The “second screen” effect is a genuine threat to live attendance. Fans at home have access to stats overlays, instant replays, and social commentary simultaneously. The only way to beat that is to deliver a multi-sensory experience that a couch cannot replicate. That means synchronized lighting, audio, and video working together, not three separate systems managed by three separate teams.
We have also seen venues underinvest in the non-game day use of their networks. A display network that sits dark between seasons is a missed revenue and brand opportunity.
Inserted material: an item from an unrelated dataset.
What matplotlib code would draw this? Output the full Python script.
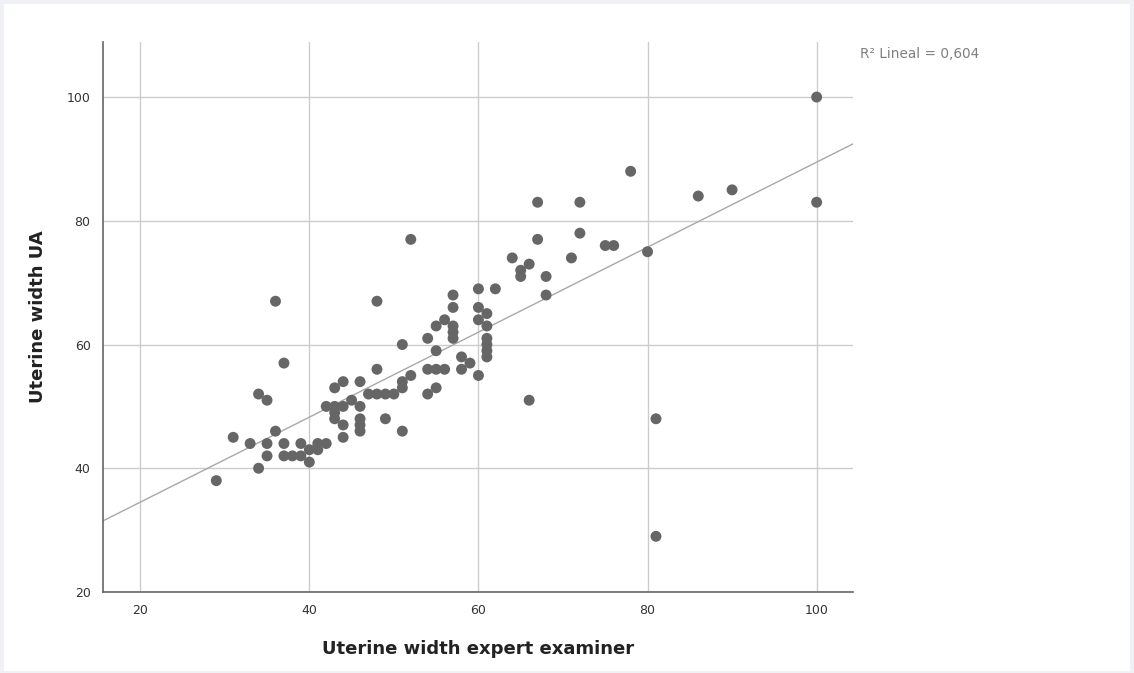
import numpy as np
import matplotlib
matplotlib.use("Agg")
import matplotlib.pyplot as plt
from matplotlib.patches import Rectangle

# Data
expert_width = [29, 31, 33, 34, 35, 34, 35, 35, 36, 36, 37, 37, 37, 38, 39, 39, 40, 40,
                41, 41, 42, 42, 43, 43, 43, 43, 44, 44, 44, 44, 45, 46, 46, 46, 46, 46,
                47, 48, 48, 48, 49, 49, 50, 51, 51, 51, 51, 52, 52, 54, 54, 54, 55, 55,
                55, 55, 56, 56, 57, 57, 57, 57, 57, 58, 58, 59, 60, 60, 60, 60, 61, 61,
                61, 61, 61, 61, 62, 64, 65, 65, 66, 66, 67, 67, 68, 68, 71, 72, 72, 75,
                76, 78, 80, 81, 81, 86, 90, 100, 100]
ua_width = [38, 45, 44, 52, 51, 40, 44, 42, 67, 46, 57, 44, 42, 42, 44, 42, 43, 41,
            44, 43, 44, 50, 53, 50, 49, 48, 54, 50, 47, 45, 51, 54, 50, 48, 47, 46,
            52, 67, 56, 52, 52, 48, 52, 60, 54, 53, 46, 77, 55, 61, 56, 52, 63, 59,
            56, 53, 64, 56, 68, 66, 63, 62, 61, 58, 56, 57, 69, 66, 64, 55, 65, 63,
            61, 60, 59, 58, 69, 74, 72, 71, 73, 51, 83, 77, 71, 68, 74, 83, 78, 76,
            76, 88, 75, 48, 29, 84, 85, 100, 83]

x_ticks = [20, 40, 60, 80, 100]
y_ticks = [20, 40, 60, 80, 100]
r2_label = "R² Lineal = 0,604"
x_label = "Uterine width expert examiner"
y_label = "Uterine width UA"

fig = plt.figure(figsize=(11.34, 6.73), dpi=100)
fig.patch.set_facecolor("#eff1f4")
fig.patches.append(Rectangle((4 / 1134, 2 / 673), 1126 / 1134, 667 / 673,
                             transform=fig.transFigure, facecolor="white",
                             edgecolor="none", zorder=-10))

ax = fig.add_axes([103 / 1134, 1 - 592 / 673, 750 / 1134, 550 / 673])
ax.set_zorder(1)
ax.set_facecolor("white")
ax.set_xlim(15.6, 104.3)
ax.set_ylim(20, 108.9)

ax.set_xticks(x_ticks)
ax.set_yticks(y_ticks)
ax.grid(True, color="#cccccc", linewidth=1.0)
ax.set_axisbelow(True)
for s in ["top", "right"]:
    ax.spines[s].set_visible(False)
for s in ["left", "bottom"]:
    ax.spines[s].set_color("#666666")
    ax.spines[s].set_linewidth(1.2)
ax.tick_params(length=0, labelsize=9, labelcolor="#333333", pad=9)

xs = np.array(expert_width, dtype=float)
ys = np.array(ua_width, dtype=float)
slope, intercept = np.polyfit(xs, ys, 1)
xl = np.array(ax.get_xlim())
ax.plot(xl, intercept + slope * xl, color="#a8a8a8", linewidth=1.0, zorder=2,
        clip_on=True)

ax.scatter(xs, ys, s=62, color="#666666", edgecolors="none", zorder=3)

ax.set_xlabel(x_label, fontsize=13, fontweight="bold", color="#222222", labelpad=16)
ax.set_ylabel(y_label, fontsize=13, fontweight="bold", color="#222222", labelpad=14)

fig.text(860 / 1134, 1 - 54 / 673, r2_label, fontsize=9.8, color="#808080",
         va="center", ha="left")

fig.savefig("out.png", dpi=100, facecolor=fig.get_facecolor())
Corporate events, community programming, and partner activations all benefit from the same infrastructure you built for game day.
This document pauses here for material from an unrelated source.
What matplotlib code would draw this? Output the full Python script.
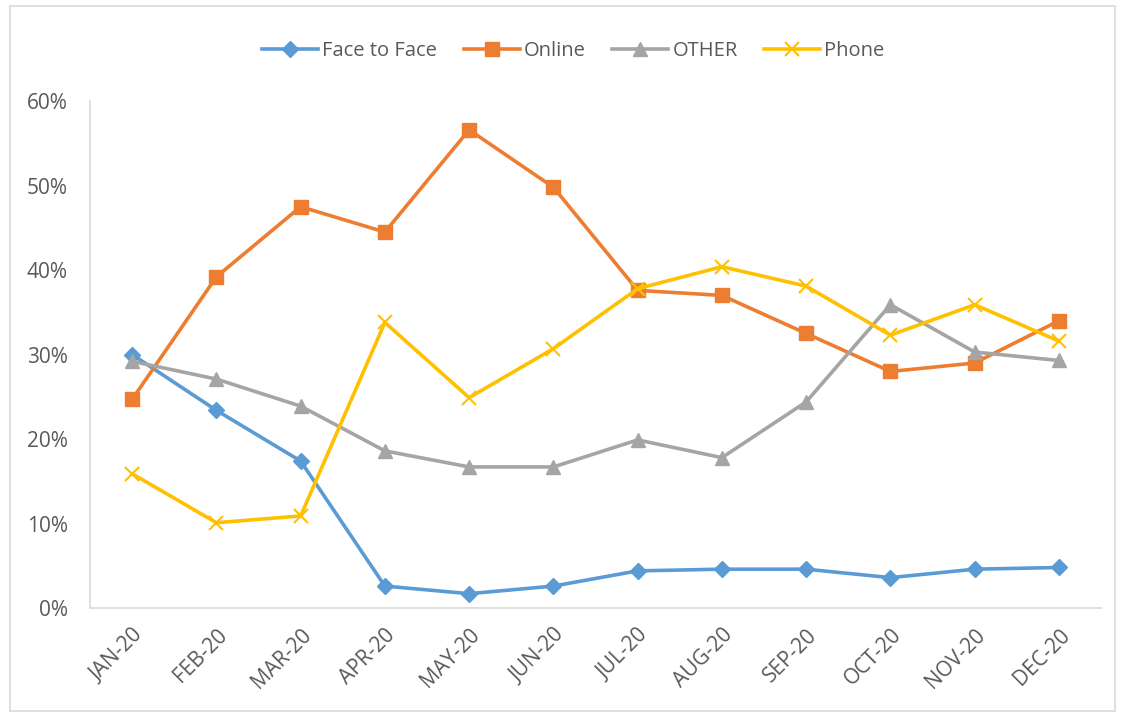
import matplotlib
matplotlib.use('Agg')
import matplotlib.pyplot as plt
from matplotlib.patches import Rectangle
from matplotlib.ticker import PercentFormatter

plt.rcParams['font.family'] = ['Open Sans', 'DejaVu Sans']

# datos
meses = ['JAN-20', 'FEB-20', 'MAR-20', 'APR-20', 'MAY-20', 'JUN-20',
         'JUL-20', 'AUG-20', 'SEP-20', 'OCT-20', 'NOV-20', 'DEC-20']
face_to_face = [0.300, 0.234, 0.174, 0.026, 0.017, 0.026, 0.044, 0.046, 0.046, 0.036, 0.046, 0.048]
online = [0.247, 0.392, 0.475, 0.445, 0.566, 0.498, 0.376, 0.370, 0.325, 0.280, 0.290, 0.340]
other = [0.292, 0.271, 0.239, 0.186, 0.167, 0.167, 0.199, 0.178, 0.244, 0.359, 0.303, 0.293]
phone = [0.159, 0.101, 0.109, 0.338, 0.249, 0.307, 0.378, 0.404, 0.381, 0.323, 0.359, 0.316]

gris_texto = '#595959'

fig = plt.figure(figsize=(11.25, 7.12), dpi=100)
ax = fig.add_axes([0.08, 0.146, 0.8987, 0.712])

x = range(len(meses))
ax.plot(x, face_to_face, color='#5B9BD5', lw=2.6, marker='D', ms=8, label='Face to Face')
ax.plot(x, online, color='#ED7D31', lw=2.6, marker='s', ms=10, label='Online')
ax.plot(x, other, color='#A5A5A5', lw=2.6, marker='^', ms=10, label='OTHER')
ax.plot(x, phone, color='#FFC000', lw=2.6, marker='x', ms=10, mew=1.5, label='Phone')

ax.set_xlim(-0.5, len(meses) - 0.5)
ax.set_ylim(0, 0.6)
ax.set_yticks([0, 0.1, 0.2, 0.3, 0.4, 0.5, 0.6])
ax.yaxis.set_major_formatter(PercentFormatter(1.0, decimals=0))
ax.set_xticks(list(x))
ax.set_xticklabels(meses, rotation=45, ha='right', rotation_mode='anchor')

for lado in ['top', 'right']:
    ax.spines[lado].set_visible(False)
for lado in ['left', 'bottom']:
    ax.spines[lado].set_color('#D9D9D9')
    ax.spines[lado].set_linewidth(1.2)
ax.tick_params(axis='both', length=0, labelsize=15, colors=gris_texto)
ax.tick_params(axis='y', pad=16)
ax.tick_params(axis='x', pad=12)

ax.legend(loc='upper center', bbox_to_anchor=(0.478, 1.155), ncol=4, frameon=False,
          fontsize=14.5, labelcolor=gris_texto, handlelength=2.8, columnspacing=1.3,
          handletextpad=0.2)

# borde del area del grafico
fig.patches.append(Rectangle((10 / 1125, 0.002), 1105 / 1125, 0.99, transform=fig.transFigure,
                             fill=False, edgecolor='#D9D9D9', lw=1.2))

fig.savefig('out.png', dpi=100)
The venues that treat digital signage as a living platform, one that connects to data, responds to events, and serves different audiences in different zones, consistently outperform those that treat it as upgraded wallpaper. The technology is mature enough now that the gap between good and great is almost entirely an integration and content strategy question, not a hardware one.
— Spectrio
How Spectrio supports sports venues and live event spaces
Spectrio’s Intelligent Engagement Suite™ gives venue managers a single platform to manage digital signage, content scheduling, and audience measurement across every display zone.

Whether you are planning a new installation or upgrading an existing network, Spectrio’s platform connects to event data, supports tiered content for different audience zones, and provides round-the-clock support from a dedicated account team. Venues using Spectrio report improved fan engagement metrics and stronger sponsor renewal rates. If you want to see unique ways to use digital signage in a live sports context, or you are ready to understand the full value of your screen network, Spectrio has the tools and the team to help you get there.
FAQ
What is the role of digital signage in sports arenas?
Digital signage in sports arenas delivers real-time content, fan engagement experiences, safety communications, and advertising across a network of displays. It functions as the operational and experiential backbone of a modern venue.
How many screens does a typical stadium need?
Mid-size stadiums typically deploy 100–500 digital screens, while major venues exceed 2,000 displays including LED scoreboards, perimeter ribbon boards, and suite systems.
How does digital signage improve fan experience at live events?
Digital screens deliver real-time stats, instant replays, social media walls, and synchronized audio-visual productions that create moments fans cannot replicate at home, directly increasing attendance satisfaction and loyalty.
Can digital signage be used for stadium safety?
Digital signage functions as an emergency override system, instantly switching all venue displays to show evacuation routes, assembly points, and safety instructions during a crisis.
How does digital signage generate revenue for sports venues?
LED ribbon boards, suite screens, and event-triggered sponsor content each generate distinct revenue streams. Broadcast-visible perimeter boards are especially valuable because they reach both in-venue fans and television audiences simultaneously.